╔══

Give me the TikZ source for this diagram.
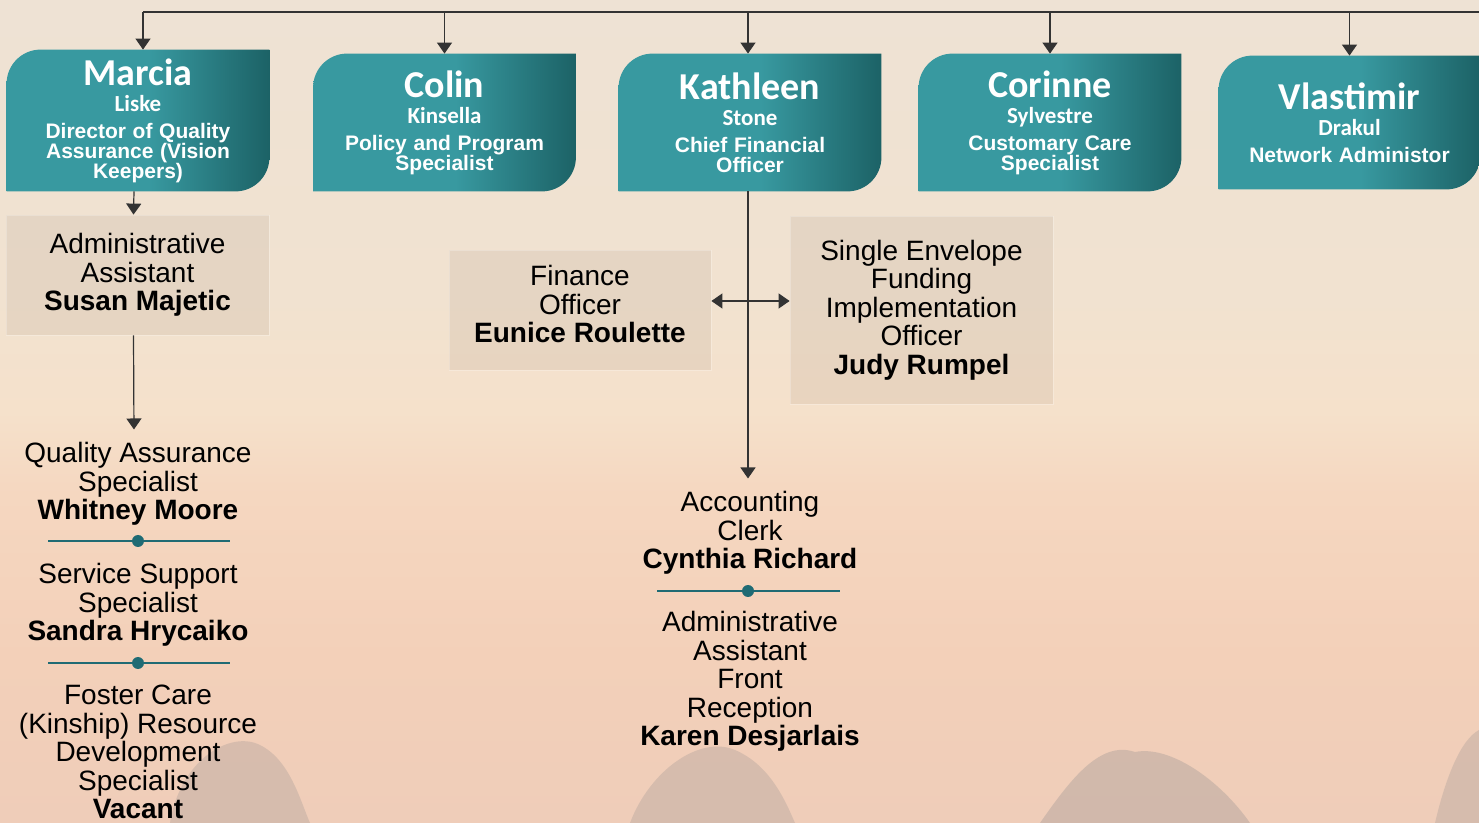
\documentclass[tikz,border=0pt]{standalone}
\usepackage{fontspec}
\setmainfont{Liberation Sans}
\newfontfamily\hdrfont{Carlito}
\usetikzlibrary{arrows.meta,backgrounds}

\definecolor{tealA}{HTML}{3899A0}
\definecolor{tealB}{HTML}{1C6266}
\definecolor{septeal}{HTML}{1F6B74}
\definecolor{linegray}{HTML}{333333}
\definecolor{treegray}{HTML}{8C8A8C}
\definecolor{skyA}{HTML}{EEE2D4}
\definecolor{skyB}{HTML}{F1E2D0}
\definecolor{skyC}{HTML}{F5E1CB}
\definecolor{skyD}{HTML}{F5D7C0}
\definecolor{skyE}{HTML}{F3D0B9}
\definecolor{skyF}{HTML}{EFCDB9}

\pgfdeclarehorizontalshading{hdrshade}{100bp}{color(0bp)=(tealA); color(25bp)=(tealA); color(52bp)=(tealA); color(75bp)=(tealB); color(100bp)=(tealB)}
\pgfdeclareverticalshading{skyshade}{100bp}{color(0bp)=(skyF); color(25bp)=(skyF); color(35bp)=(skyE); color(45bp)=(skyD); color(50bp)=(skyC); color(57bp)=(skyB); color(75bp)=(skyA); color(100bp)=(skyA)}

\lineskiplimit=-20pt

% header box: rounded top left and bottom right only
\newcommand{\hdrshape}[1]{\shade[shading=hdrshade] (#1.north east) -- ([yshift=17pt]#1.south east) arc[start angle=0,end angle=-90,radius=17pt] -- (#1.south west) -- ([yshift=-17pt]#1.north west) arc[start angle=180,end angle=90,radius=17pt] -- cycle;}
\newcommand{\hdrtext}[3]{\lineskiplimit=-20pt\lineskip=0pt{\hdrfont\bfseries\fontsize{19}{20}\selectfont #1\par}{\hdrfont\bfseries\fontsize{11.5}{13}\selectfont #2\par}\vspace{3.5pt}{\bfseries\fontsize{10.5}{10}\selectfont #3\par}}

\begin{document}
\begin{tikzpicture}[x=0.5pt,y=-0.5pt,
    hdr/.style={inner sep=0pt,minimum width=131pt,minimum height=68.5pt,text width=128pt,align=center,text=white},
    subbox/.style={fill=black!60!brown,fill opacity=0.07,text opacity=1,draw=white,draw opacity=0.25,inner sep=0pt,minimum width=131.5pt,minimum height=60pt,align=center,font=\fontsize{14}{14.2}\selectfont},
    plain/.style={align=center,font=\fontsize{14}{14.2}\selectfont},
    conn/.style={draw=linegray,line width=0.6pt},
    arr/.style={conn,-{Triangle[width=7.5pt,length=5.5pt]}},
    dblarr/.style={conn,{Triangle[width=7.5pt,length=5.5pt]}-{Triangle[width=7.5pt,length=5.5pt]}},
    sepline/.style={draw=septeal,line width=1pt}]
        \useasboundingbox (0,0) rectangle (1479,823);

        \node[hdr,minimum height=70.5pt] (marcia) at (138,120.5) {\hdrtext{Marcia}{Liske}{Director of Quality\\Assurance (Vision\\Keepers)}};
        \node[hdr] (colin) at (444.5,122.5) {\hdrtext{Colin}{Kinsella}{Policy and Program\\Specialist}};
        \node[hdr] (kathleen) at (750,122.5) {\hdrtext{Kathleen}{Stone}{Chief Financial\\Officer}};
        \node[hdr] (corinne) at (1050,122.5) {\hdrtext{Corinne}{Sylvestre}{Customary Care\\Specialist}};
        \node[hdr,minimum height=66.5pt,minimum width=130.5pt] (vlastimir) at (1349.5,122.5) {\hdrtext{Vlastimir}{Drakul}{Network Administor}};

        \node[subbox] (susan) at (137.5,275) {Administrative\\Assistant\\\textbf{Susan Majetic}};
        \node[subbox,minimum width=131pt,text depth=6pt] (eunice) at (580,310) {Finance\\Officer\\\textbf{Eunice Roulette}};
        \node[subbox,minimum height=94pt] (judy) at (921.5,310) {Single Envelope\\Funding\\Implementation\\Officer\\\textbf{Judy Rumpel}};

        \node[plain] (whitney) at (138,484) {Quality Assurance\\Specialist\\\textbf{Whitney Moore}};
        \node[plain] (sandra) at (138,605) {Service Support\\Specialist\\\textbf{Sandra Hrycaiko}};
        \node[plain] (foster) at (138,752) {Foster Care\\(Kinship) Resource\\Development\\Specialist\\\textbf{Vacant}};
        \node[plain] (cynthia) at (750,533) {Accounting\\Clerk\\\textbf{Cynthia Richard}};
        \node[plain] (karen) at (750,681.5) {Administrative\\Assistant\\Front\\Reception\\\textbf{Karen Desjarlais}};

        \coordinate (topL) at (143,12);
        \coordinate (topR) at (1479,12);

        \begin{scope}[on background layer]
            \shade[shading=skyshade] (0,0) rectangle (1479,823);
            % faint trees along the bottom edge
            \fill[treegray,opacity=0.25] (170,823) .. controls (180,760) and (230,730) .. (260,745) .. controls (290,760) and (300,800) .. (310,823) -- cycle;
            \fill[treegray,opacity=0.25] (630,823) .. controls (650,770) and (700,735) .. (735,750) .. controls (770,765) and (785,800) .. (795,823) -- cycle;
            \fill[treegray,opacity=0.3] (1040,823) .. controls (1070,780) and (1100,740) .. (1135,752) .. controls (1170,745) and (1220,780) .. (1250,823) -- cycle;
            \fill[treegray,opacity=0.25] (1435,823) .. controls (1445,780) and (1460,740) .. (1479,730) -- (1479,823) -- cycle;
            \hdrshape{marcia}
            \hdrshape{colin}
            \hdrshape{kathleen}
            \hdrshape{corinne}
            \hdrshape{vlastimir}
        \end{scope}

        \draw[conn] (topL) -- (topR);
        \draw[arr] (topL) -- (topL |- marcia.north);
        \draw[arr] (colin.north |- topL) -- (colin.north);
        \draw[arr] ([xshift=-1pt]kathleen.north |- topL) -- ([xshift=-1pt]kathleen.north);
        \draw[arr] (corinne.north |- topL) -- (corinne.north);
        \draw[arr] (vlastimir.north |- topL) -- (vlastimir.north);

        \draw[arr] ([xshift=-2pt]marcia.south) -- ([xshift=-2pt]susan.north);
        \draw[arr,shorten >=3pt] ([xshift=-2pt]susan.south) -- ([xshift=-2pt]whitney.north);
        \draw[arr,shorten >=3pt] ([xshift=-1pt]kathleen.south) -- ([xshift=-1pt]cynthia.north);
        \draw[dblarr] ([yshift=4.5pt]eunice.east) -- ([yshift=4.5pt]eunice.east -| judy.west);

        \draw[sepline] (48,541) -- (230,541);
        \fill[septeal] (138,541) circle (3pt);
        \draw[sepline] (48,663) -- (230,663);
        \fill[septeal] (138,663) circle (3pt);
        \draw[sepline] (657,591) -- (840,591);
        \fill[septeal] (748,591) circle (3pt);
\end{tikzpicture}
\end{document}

╚══

• **EXERCISE OBJECTIVE**
All of the data above should be quoted exactly, except for the pictures.

• **WRITTEN RESPONSE**
Give me the TikZ source for this diagram.
\documentclass[tikz,border=0pt]{standalone}
\usepackage{fontspec}
\setmainfont{Liberation Sans}
\newfontfamily\hdrfont{Carlito}
\usetikzlibrary{arrows.meta,backgrounds}

\definecolor{tealA}{HTML}{3899A0}
\definecolor{tealB}{HTML}{1C6266}
\definecolor{septeal}{HTML}{1F6B74}
\definecolor{linegray}{HTML}{333333}
\definecolor{treegray}{HTML}{8C8A8C}
\definecolor{skyA}{HTML}{EEE2D4}
\definecolor{skyB}{HTML}{F1E2D0}
\definecolor{skyC}{HTML}{F5E1CB}
\definecolor{skyD}{HTML}{F5D7C0}
\definecolor{skyE}{HTML}{F3D0B9}
\definecolor{skyF}{HTML}{EFCDB9}

\pgfdeclarehorizontalshading{hdrshade}{100bp}{color(0bp)=(tealA); color(25bp)=(tealA); color(52bp)=(tealA); color(75bp)=(tealB); color(100bp)=(tealB)}
\pgfdeclareverticalshading{skyshade}{100bp}{color(0bp)=(skyF); color(25bp)=(skyF); color(35bp)=(skyE); color(45bp)=(skyD); color(50bp)=(skyC); color(57bp)=(skyB); color(75bp)=(skyA); color(100bp)=(skyA)}

\lineskiplimit=-20pt

% header box: rounded top left and bottom right only
\newcommand{\hdrshape}[1]{\shade[shading=hdrshade] (#1.north east) -- ([yshift=17pt]#1.south east) arc[start angle=0,end angle=-90,radius=17pt] -- (#1.south west) -- ([yshift=-17pt]#1.north west) arc[start angle=180,end angle=90,radius=17pt] -- cycle;}
\newcommand{\hdrtext}[3]{\lineskiplimit=-20pt\lineskip=0pt{\hdrfont\bfseries\fontsize{19}{20}\selectfont #1\par}{\hdrfont\bfseries\fontsize{11.5}{13}\selectfont #2\par}\vspace{3.5pt}{\bfseries\fontsize{10.5}{10}\selectfont #3\par}}

\begin{document}
\begin{tikzpicture}[x=0.5pt,y=-0.5pt,
    hdr/.style={inner sep=0pt,minimum width=131pt,minimum height=68.5pt,text width=128pt,align=center,text=white},
    subbox/.style={fill=black!60!brown,fill opacity=0.07,text opacity=1,draw=white,draw opacity=0.25,inner sep=0pt,minimum width=131.5pt,minimum height=60pt,align=center,font=\fontsize{14}{14.2}\selectfont},
    plain/.style={align=center,font=\fontsize{14}{14.2}\selectfont},
    conn/.style={draw=linegray,line width=0.6pt},
    arr/.style={conn,-{Triangle[width=7.5pt,length=5.5pt]}},
    dblarr/.style={conn,{Triangle[width=7.5pt,length=5.5pt]}-{Triangle[width=7.5pt,length=5.5pt]}},
    sepline/.style={draw=septeal,line width=1pt}]
        \useasboundingbox (0,0) rectangle (1479,823);

        \node[hdr,minimum height=70.5pt] (marcia) at (138,120.5) {\hdrtext{Marcia}{Liske}{Director of Quality\\Assurance (Vision\\Keepers)}};
        \node[hdr] (colin) at (444.5,122.5) {\hdrtext{Colin}{Kinsella}{Policy and Program\\Specialist}};
        \node[hdr] (kathleen) at (750,122.5) {\hdrtext{Kathleen}{Stone}{Chief Financial\\Officer}};
        \node[hdr] (corinne) at (1050,122.5) {\hdrtext{Corinne}{Sylvestre}{Customary Care\\Specialist}};
        \node[hdr,minimum height=66.5pt,minimum width=130.5pt] (vlastimir) at (1349.5,122.5) {\hdrtext{Vlastimir}{Drakul}{Network Administor}};

        \node[subbox] (susan) at (137.5,275) {Administrative\\Assistant\\\textbf{Susan Majetic}};
        \node[subbox,minimum width=131pt,text depth=6pt] (eunice) at (580,310) {Finance\\Officer\\\textbf{Eunice Roulette}};
        \node[subbox,minimum height=94pt] (judy) at (921.5,310) {Single Envelope\\Funding\\Implementation\\Officer\\\textbf{Judy Rumpel}};

        \node[plain] (whitney) at (138,484) {Quality Assurance\\Specialist\\\textbf{Whitney Moore}};
        \node[plain] (sandra) at (138,605) {Service Support\\Specialist\\\textbf{Sandra Hrycaiko}};
        \node[plain] (foster) at (138,752) {Foster Care\\(Kinship) Resource\\Development\\Specialist\\\textbf{Vacant}};
        \node[plain] (cynthia) at (750,533) {Accounting\\Clerk\\\textbf{Cynthia Richard}};
        \node[plain] (karen) at (750,681.5) {Administrative\\Assistant\\Front\\Reception\\\textbf{Karen Desjarlais}};

        \coordinate (topL) at (143,12);
        \coordinate (topR) at (1479,12);

        \begin{scope}[on background layer]
            \shade[shading=skyshade] (0,0) rectangle (1479,823);
            % faint trees along the bottom edge
            \fill[treegray,opacity=0.25] (170,823) .. controls (180,760) and (230,730) .. (260,745) .. controls (290,760) and (300,800) .. (310,823) -- cycle;
            \fill[treegray,opacity=0.25] (630,823) .. controls (650,770) and (700,735) .. (735,750) .. controls (770,765) and (785,800) .. (795,823) -- cycle;
            \fill[treegray,opacity=0.3] (1040,823) .. controls (1070,780) and (1100,740) .. (1135,752) .. controls (1170,745) and (1220,780) .. (1250,823) -- cycle;
            \fill[treegray,opacity=0.25] (1435,823) .. controls (1445,780) and (1460,740) .. (1479,730) -- (1479,823) -- cycle;
            \hdrshape{marcia}
            \hdrshape{colin}
            \hdrshape{kathleen}
            \hdrshape{corinne}
            \hdrshape{vlastimir}
        \end{scope}

        \draw[conn] (topL) -- (topR);
        \draw[arr] (topL) -- (topL |- marcia.north);
        \draw[arr] (colin.north |- topL) -- (colin.north);
        \draw[arr] ([xshift=-1pt]kathleen.north |- topL) -- ([xshift=-1pt]kathleen.north);
        \draw[arr] (corinne.north |- topL) -- (corinne.north);
        \draw[arr] (vlastimir.north |- topL) -- (vlastimir.north);

        \draw[arr] ([xshift=-2pt]marcia.south) -- ([xshift=-2pt]susan.north);
        \draw[arr,shorten >=3pt] ([xshift=-2pt]susan.south) -- ([xshift=-2pt]whitney.north);
        \draw[arr,shorten >=3pt] ([xshift=-1pt]kathleen.south) -- ([xshift=-1pt]cynthia.north);
        \draw[dblarr] ([yshift=4.5pt]eunice.east) -- ([yshift=4.5pt]eunice.east -| judy.west);

        \draw[sepline] (48,541) -- (230,541);
        \fill[septeal] (138,541) circle (3pt);
        \draw[sepline] (48,663) -- (230,663);
        \fill[septeal] (138,663) circle (3pt);
        \draw[sepline] (657,591) -- (840,591);
        \fill[septeal] (748,591) circle (3pt);
\end{tikzpicture}
\end{document}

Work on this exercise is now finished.